De acordo com os padrões internacionais para a definição de redes cicláveis nas cidades, declives até aos 5% são aceitáveis. Foi esse, de resto, o critério seguido pela equipa do Instituto Superior de Agronomia quando elaborou um plano para uma rede ciclável em Lisboa, deixando o centro histórico, com as tais ruas íngremes e estreitas de que fala o maradona, de parte. Quer isso dizer que Lisboa é ciclável para o cidadão comum? Depende do percurso. Não sendo de esperar a criação de postos de troca de bicicletas no Bairro Alto ou na Bica, é claramente possível utilizar a bicicleta numa parte muito significativa da cidade, não havendo nenhuma razão para que estas tenham que ser acantonadas à condição de instrumento de lazer.
O outro argumento já tinha sido utilizado pelo PSD na Assembleia Municipal. Havendo poucas pessoas a andar diariamente de bicicleta em Lisboa, não se deve "hipotecar a já pouca largura da maior parte das nossas ruas a um capricho ecológico ridículo". Em rigor, as ruas e os passeios de Lisboa já estão hipotecados: ao estacionamento caótico de carros em filas sucessivas, transformando artérias de quatro vias em ruas de sentido único. Não são as hipotéticas ciclovias a criar, mas os 600 mil carros que circulam diariamente em Lisboa, que “torna esta cidade tão mal preparada para fazer circular com a prioridade e conforto necessários a merda de um autocarro”.
Numa cidade onde, quando vou de bicicleta, consigo fazer em 20 minutos o percurso de seis quilómetros que liga a minha casa ao meu local de trabalho, mas onde nunca me despacho em menos de 30 quando vou de táxi, gostava de perceber onde é que o maradona foi buscar a ideia de que a promoção das bicicletas indica que “não há qualquer sinal de que se pense nas pessoas, na vida que as pessoas levam e na relação delas com a cidade, apenas um vago desejo de progresso”.
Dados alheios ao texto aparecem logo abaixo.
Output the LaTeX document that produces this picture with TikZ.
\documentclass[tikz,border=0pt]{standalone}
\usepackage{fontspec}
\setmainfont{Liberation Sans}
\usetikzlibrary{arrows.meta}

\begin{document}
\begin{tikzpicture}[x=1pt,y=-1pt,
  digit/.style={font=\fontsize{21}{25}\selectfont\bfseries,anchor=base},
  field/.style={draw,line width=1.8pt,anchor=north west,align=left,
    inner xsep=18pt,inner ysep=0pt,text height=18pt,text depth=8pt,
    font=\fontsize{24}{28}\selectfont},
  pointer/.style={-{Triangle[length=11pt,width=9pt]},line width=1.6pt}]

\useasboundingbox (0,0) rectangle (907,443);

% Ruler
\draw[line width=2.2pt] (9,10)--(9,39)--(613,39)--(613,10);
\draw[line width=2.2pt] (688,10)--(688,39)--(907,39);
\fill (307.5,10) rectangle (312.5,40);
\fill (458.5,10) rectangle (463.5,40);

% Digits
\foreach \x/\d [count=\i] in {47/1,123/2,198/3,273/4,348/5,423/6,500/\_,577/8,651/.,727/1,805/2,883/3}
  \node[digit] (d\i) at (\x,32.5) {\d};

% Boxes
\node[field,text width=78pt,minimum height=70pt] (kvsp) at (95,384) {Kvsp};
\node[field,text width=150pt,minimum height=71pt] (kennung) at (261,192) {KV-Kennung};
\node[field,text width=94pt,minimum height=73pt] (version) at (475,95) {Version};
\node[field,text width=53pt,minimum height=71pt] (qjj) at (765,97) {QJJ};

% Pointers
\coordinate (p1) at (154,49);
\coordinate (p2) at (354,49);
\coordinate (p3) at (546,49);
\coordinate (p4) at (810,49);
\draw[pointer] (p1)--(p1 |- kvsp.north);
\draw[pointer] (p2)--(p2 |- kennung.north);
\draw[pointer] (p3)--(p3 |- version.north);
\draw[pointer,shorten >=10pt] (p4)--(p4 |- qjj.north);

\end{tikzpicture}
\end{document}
O que o maradona entende como um modelo escandinavo, que torna normal andar de bicicleta em Amesterdão ou Estocolmo, tem muito menos a ver com as condicionantes morfológicas das cidades do que com os condicionalismos económicos e políticos da II Guerra Mundial. A redescoberta da bicicleta na Europa, e que começa a ter lugar no outro lado do Atlântico em cidades tão planas como São Francisco, é agora impulsionada pelas preocupações ecológicas e de controlo do tráfego. A julgar pelo sucesso que está a conseguir em cidades como Barcelona ou Paris – que também tem Montmartre - parece que as pessoas de que fala o maradona não se têm importunado muito.